◆ **Problem description**
Return, without pictures, the lines from the start of the data through the one that contains "ax = fig.add_axes([0.139, 0.29, 0.737, 0.467])".

◆ **Plotting code records**
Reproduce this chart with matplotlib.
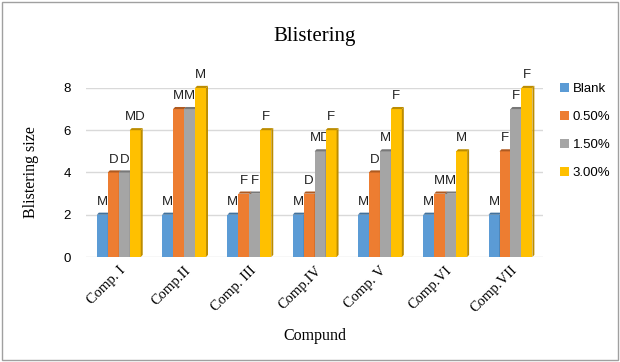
import matplotlib
matplotlib.use("Agg")
import matplotlib.pyplot as plt
from matplotlib.patches import Polygon, Rectangle
import numpy as np

categories = ["Comp. I", "Comp.II", "Comp. III", "Comp.IV", "Comp. V", "Comp.VI", "Comp.VII"]
series_names = ["Blank", "0.50%", "1.50%", "3.00%"]
blank = [2, 2, 2, 2, 2, 2, 2]
p050 = [4, 7, 3, 3, 4, 3, 5]
p150 = [4, 7, 3, 5, 5, 3, 7]
p300 = [6, 8, 6, 6, 7, 5, 8]
lab_blank = ["M", "M", "M", "M", "M", "M", "M"]
lab_050 = ["D", "M", "F", "D", "D", "M", "F"]
lab_150 = ["D", "M", "F", "MD", "M", "M", "F"]
lab_300 = ["MD", "M", "F", "F", "F", "M", "F"]

values = [blank, p050, p150, p300]
labels = [lab_blank, lab_050, lab_150, lab_300]
colors = ["#5B9BD5", "#ED7D31", "#A5A5A5", "#FFC000"]
dark = ["#41719C", "#AE5A21", "#787878", "#BC8C00"]

serif = ["Liberation Serif", "DejaVu Serif"]
sans = ["Liberation Sans", "DejaVu Sans"]

fig = plt.figure(figsize=(6.2, 3.62), dpi=100)
fig.patches.append(Rectangle((0.004, 0.006), 0.992, 0.988, transform=fig.transFigure,
                             fill=False, edgecolor="#A0A0A0", linewidth=1.0))
ax = fig.add_axes([0.139, 0.29, 0.737, 0.467])

x = np.arange(len(categories))
w = 0.168
dx, dy = 0.03, 0.1
for i, (vals, col, dk, labs) in enumerate(zip(values, colors, dark, labels)):
    pos = x + (i - 1.5) * w
    ax.bar(pos, vals, width=w, color=col, edgecolor="none", label=series_names[i],
           zorder=3, clip_on=False)
    for xp, v, lb in zip(pos, vals, labs):
        right = xp + w / 2
        left = xp - w / 2
        ax.add_patch(Polygon([(right, 0), (right + dx, dy), (right + dx, v + dy), (right, v)],
                             closed=True, facecolor=dk, edgecolor="none", zorder=3, clip_on=False))
        ax.add_patch(Polygon([(left, v), (left + dx, v + dy), (right + dx, v + dy), (right, v)],
                             closed=True, facecolor=dk, edgecolor="none", zorder=3, clip_on=False))
        ax.annotate(lb, (xp, v), xytext=(0, 5), textcoords="offset points",
                    ha="center", va="bottom", fontsize=9.5, family=sans, color="#222222")

ax.set_xlim(-0.5, len(categories) - 0.5)
ax.set_ylim(0, 8)
ax.set_yticks([0, 2, 4, 6, 8])
ax.yaxis.grid(True, color="#D9D9D9", linewidth=1, zorder=0)
ax.set_axisbelow(True)
for s in ax.spines.values():
    s.set_visible(False)
ax.tick_params(axis="both", length=0)
ax.tick_params(axis="y", labelsize=9.5, pad=11)
for t in ax.get_yticklabels():
    t.set_family(sans)
ax.set_xticks(x)
ax.set_xticklabels(categories, rotation=45, ha="right", rotation_mode="anchor",
                   family=serif, fontsize=10.5)
ax.tick_params(axis="x", pad=5)
ax.set_xlabel("Compund", family=serif, fontsize=11.5, labelpad=9)
ax.set_ylabel("Blistering size", family=serif, fontsize=11.5, labelpad=18)
fig.text(0.508, 0.9, "Blistering", ha="center", va="center", family=serif, fontsize=15)

leg = ax.legend(loc="upper left", bbox_to_anchor=(1.01, 1.1), frameon=False,
                prop={"family": sans, "size": 9.5}, handlelength=0.7, handleheight=0.7,
                handletextpad=0.3, labelspacing=1.2)

fig.savefig("out.png", dpi=100)
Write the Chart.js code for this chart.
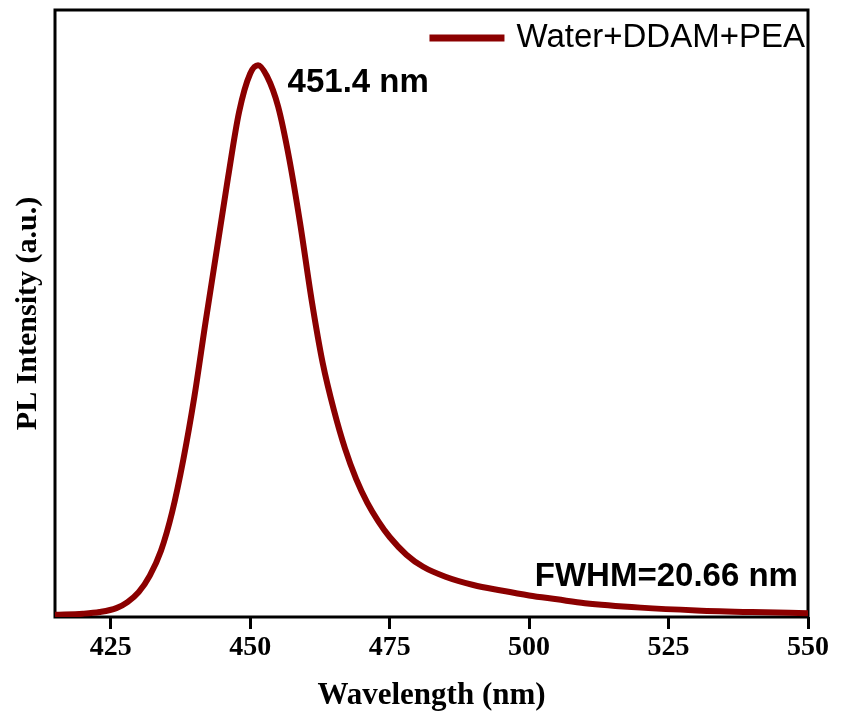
<!DOCTYPE html>
<html>
<head>
<meta charset="utf-8">
<script src="https://cdn.jsdelivr.net/npm/chart.js@4"></script>
<style>
  html, body { margin: 0; padding: 0; background: #fff; }
  #wrap { width: 842px; height: 722px; }
</style>
</head>
<body>
<div id="wrap"><canvas id="chartPL"></canvas></div>
<script>
// spectrum (wavelength in nm, normalised PL)
const wavelengths = [415, 420, 423, 426, 428, 430, 432, 434, 436, 438, 440, 442, 444, 446, 448, 450, 451.4,
  453, 455, 457, 459, 461, 463, 465, 467, 469, 471, 473, 475, 478, 481, 485, 490, 495, 500, 505, 510, 520, 530, 540, 550];
const intensity = [0.004, 0.006, 0.009, 0.016, 0.027, 0.045, 0.075, 0.12, 0.19, 0.285, 0.40, 0.535, 0.665, 0.795, 0.915, 0.985, 1.0,
  0.98, 0.925, 0.83, 0.71, 0.575, 0.46, 0.375, 0.305, 0.25, 0.207, 0.173, 0.145, 0.113, 0.091, 0.073, 0.058, 0.048, 0.039, 0.032, 0.025, 0.017, 0.012, 0.009, 0.007];
const xTicks = [425, 450, 475, 500, 525, 550];
const seriesName = 'Water+DDAM+PEA';
const peakLabel = '451.4 nm';
const fwhmLabel = 'FWHM=20.66 nm';

const lineColor = '#8b0000';
const chart = document.getElementById('chartPL');

// box round the plot, the two notes and the legend in the top right corner
const frameAndText = {
  id: 'frameAndText',
  beforeDatasetsDraw(c) {
    const { ctx, chartArea: a } = c;
    ctx.save();
    ctx.lineWidth = 3;
    ctx.strokeStyle = '#000';
    ctx.strokeRect(a.left, a.top, a.right - a.left, a.bottom - a.top);
    ctx.restore();
  },
  afterDraw(c) {
    const { ctx, chartArea: a } = c;
    const x = c.scales.x, y = c.scales.y;
    ctx.save();
    ctx.fillStyle = '#000';
    ctx.font = 'bold 33px "Liberation Sans", Arial, sans-serif';
    ctx.textBaseline = 'alphabetic';
    ctx.textAlign = 'left';
    ctx.fillText(peakLabel, x.getPixelForValue(456.7), y.getPixelForValue(0.951));
    ctx.textAlign = 'right';
    ctx.fillText(fwhmLabel, x.getPixelForValue(548.2), y.getPixelForValue(0.056));

    // legend
    const ds = c.data.datasets[0];
    ctx.font = '33px "Liberation Sans", Arial, sans-serif';
    ctx.textAlign = 'right';
    ctx.textBaseline = 'middle';
    const textRight = a.right - 3;
    const ly = a.top + 28;
    ctx.fillText(ds.label, textRight, ly);
    const tw = ctx.measureText(ds.label).width;
    const lineEnd = textRight - tw - 12;
    ctx.strokeStyle = ds.borderColor;
    ctx.lineWidth = 7;
    ctx.beginPath();
    ctx.moveTo(lineEnd - 75, ly);
    ctx.lineTo(lineEnd, ly);
    ctx.stroke();
    ctx.restore();
  }
};

new Chart(chart, {
  type: 'line',
  data: {
    datasets: [{
      label: seriesName,
      data: wavelengths.map((w, i) => ({ x: w, y: intensity[i] })),
      borderColor: lineColor,
      backgroundColor: lineColor,
      borderWidth: 6,
      pointRadius: 0,
      cubicInterpolationMode: 'monotone',
      fill: false
    }]
  },
  options: {
    responsive: true,
    maintainAspectRatio: false,
    animation: false,
    layout: { padding: { top: 10, right: 34, left: 0, bottom: 0 } },
    plugins: {
      tooltip: { enabled: false },
      legend: { display: false }
    },
    scales: {
      x: {
        type: 'linear',
        min: 415,
        max: 550,
        afterBuildTicks: (axis) => { axis.ticks = xTicks.map(v => ({ value: v })); },
        afterFit: (axis) => { axis.height = 105; },
        border: { display: false },
        grid: {
          display: true,
          drawOnChartArea: false,
          drawTicks: true,
          tickLength: 12,
          tickWidth: 3,
          tickColor: '#000'
        },
        ticks: {
          padding: 2,
          color: '#000',
          maxRotation: 0,
          font: { family: '"Liberation Serif", "Times New Roman", serif', size: 28, weight: 'bold' }
        },
        title: {
          display: true,
          text: 'Wavelength (nm)',
          color: '#000',
          padding: { top: 0, bottom: 7 },
          font: { family: '"Liberation Serif", "Times New Roman", serif', size: 31, weight: 'bold' }
        }
      },
      y: {
        min: 0,
        max: 1.1,
        afterFit: (axis) => { axis.width = 55; },
        border: { display: false },
        grid: { display: false },
        ticks: { display: false },
        title: {
          display: true,
          text: 'PL Intensity (a.u.)',
          color: '#000',
          padding: { top: 10, bottom: 0 },
          font: { family: '"Liberation Serif", "Times New Roman", serif', size: 30, weight: 'bold' }
        }
      }
    }
  },
  plugins: [frameAndText]
});
</script>
</body>
</html>
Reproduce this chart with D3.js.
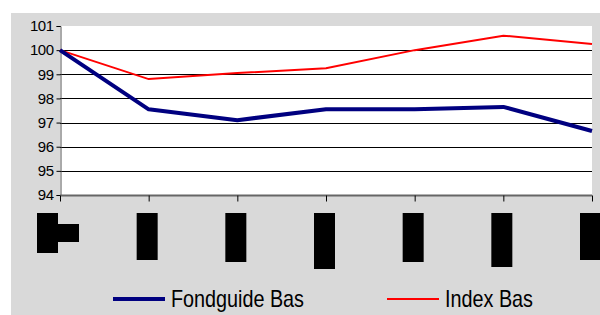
<!DOCTYPE html>
<html>
<head>
<meta charset="utf-8">
<script src="https://cdn.jsdelivr.net/npm/d3@7"></script>
<style>
  body { margin: 0; background: #fff; }
  svg { display: block; font-family: "Liberation Sans", Arial, sans-serif; }
</style>
</head>
<body>
<svg width="600" height="315"></svg>
<script>
const categories = ['1', '2', '3', '4', '5', '6', '7'];
const fondguide = [100, 97.55, 97.1, 97.55, 97.55, 97.65, 96.65];
const indexBas = [100, 98.8, 99.05, 99.25, 100, 100.6, 100.25];
const yTicks = [94, 95, 96, 97, 98, 99, 100, 101];
// redacted x labels, drawn as black blocks (depth in px)
const blockDepth = [40, 47, 49, 56, 49, 54, 47];

const svg = d3.select('svg');
const W = 600, H = 315;
const plot = { left: 60, right: 592, top: 26, bottom: 195 };

svg.append('rect').attr('x', 11).attr('y', 13).attr('width', W - 11).attr('height', H - 13).attr('fill', '#d9d9d9');

const x = d3.scalePoint().domain(categories).range([plot.left, plot.right]);
const y = d3.scaleLinear().domain([94, 101]).range([plot.bottom, plot.top]);

svg.append('rect').attr('x', plot.left).attr('y', plot.top)
  .attr('width', plot.right - plot.left).attr('height', plot.bottom - plot.top).attr('fill', '#fff');

// gridlines
svg.append('g').selectAll('line')
  .data(yTicks.filter(t => t > 94 && t < 101))
  .join('line')
  .attr('x1', plot.left).attr('x2', plot.right)
  .attr('y1', d => Math.round(y(d)) + 0.5).attr('y2', d => Math.round(y(d)) + 0.5)
  .attr('stroke', '#000').attr('stroke-width', 1);

// y axis
const yAxis = svg.append('g').attr('transform', `translate(${plot.left + 0.5},0)`)
  .call(d3.axisLeft(y).tickValues(yTicks).tickFormat(d3.format('d')).tickSize(4).tickPadding(3));
yAxis.select('.domain').attr('stroke', '#555');
yAxis.selectAll('.tick line').attr('stroke', '#000');
yAxis.selectAll('text').attr('font-size', 15).attr('fill', '#000')
  .attr('font-family', '"Liberation Sans", Arial, sans-serif').attr('letter-spacing', -0.5);

// x axis
const xAxis = svg.append('g').attr('transform', `translate(0,${plot.bottom + 0.5})`)
  .call(d3.axisBottom(x).tickSize(6).tickFormat(''));
xAxis.select('.domain').attr('stroke', '#666').attr('stroke-width', 2).attr('d', `M${plot.left},0H${plot.right}`);
xAxis.selectAll('.tick line').attr('stroke', '#000');

// redacted labels
svg.append('g').selectAll('rect')
  .data(categories)
  .join('rect')
  .attr('x', (d, i) => x(d) - (i === 0 ? 23 : 12))
  .attr('y', 213)
  .attr('width', 21)
  .attr('height', (d, i) => blockDepth[i])
  .attr('fill', '#000');
svg.append('rect').attr('x', x(categories[0]) - 2).attr('y', 224).attr('width', 21).attr('height', 18).attr('fill', '#000');

const line = d3.line().x((d, i) => x(categories[i])).y(d => y(d));

svg.append('path').datum(indexBas).attr('d', line)
  .attr('fill', 'none').attr('stroke', '#ff0000').attr('stroke-width', 2);
svg.append('path').datum(fondguide).attr('d', line)
  .attr('fill', 'none').attr('stroke', '#000080').attr('stroke-width', 4).attr('stroke-linejoin', 'round');

// legend
const legend = [
  { name: 'Fondguide Bas', color: '#000080', w: 4, x: 113, len: 133 },
  { name: 'Index Bas', color: '#ff0000', w: 2, x: 387, len: 88 }
];
const lg = svg.append('g').selectAll('g').data(legend).join('g')
  .attr('transform', d => `translate(${d.x},299)`);
lg.append('line').attr('x1', 0).attr('x2', 52).attr('stroke', d => d.color).attr('stroke-width', d => d.w);
lg.append('text').attr('x', 58).attr('y', 7.5).attr('font-size', 24)
  .attr('textLength', d => d.len).attr('lengthAdjust', 'spacingAndGlyphs')
  .attr('fill', '#000').text(d => d.name);
</script>
</body>
</html>
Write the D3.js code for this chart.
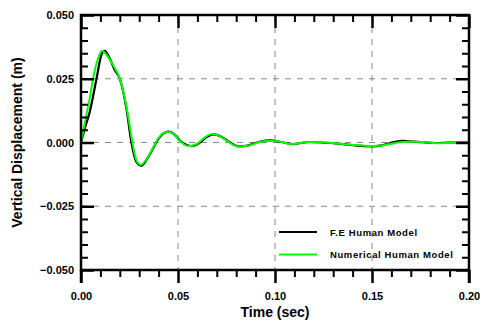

◆ **Task output**
Reproduce this chart with matplotlib.
import matplotlib
matplotlib.use("Agg")
import matplotlib.pyplot as plt
from matplotlib.patches import Polygon, Rectangle
import numpy as np

categories = ["Comp. I", "Comp.II", "Comp. III", "Comp.IV", "Comp. V", "Comp.VI", "Comp.VII"]
series_names = ["Blank", "0.50%", "1.50%", "3.00%"]
blank = [2, 2, 2, 2, 2, 2, 2]
p050 = [4, 7, 3, 3, 4, 3, 5]
p150 = [4, 7, 3, 5, 5, 3, 7]
p300 = [6, 8, 6, 6, 7, 5, 8]
lab_blank = ["M", "M", "M", "M", "M", "M", "M"]
lab_050 = ["D", "M", "F", "D", "D", "M", "F"]
lab_150 = ["D", "M", "F", "MD", "M", "M", "F"]
lab_300 = ["MD", "M", "F", "F", "F", "M", "F"]

values = [blank, p050, p150, p300]
labels = [lab_blank, lab_050, lab_150, lab_300]
colors = ["#5B9BD5", "#ED7D31", "#A5A5A5", "#FFC000"]
dark = ["#41719C", "#AE5A21", "#787878", "#BC8C00"]

serif = ["Liberation Serif", "DejaVu Serif"]
sans = ["Liberation Sans", "DejaVu Sans"]

fig = plt.figure(figsize=(6.2, 3.62), dpi=100)
fig.patches.append(Rectangle((0.004, 0.006), 0.992, 0.988, transform=fig.transFigure,
                             fill=False, edgecolor="#A0A0A0", linewidth=1.0))
ax = fig.add_axes([0.139, 0.29, 0.737, 0.467])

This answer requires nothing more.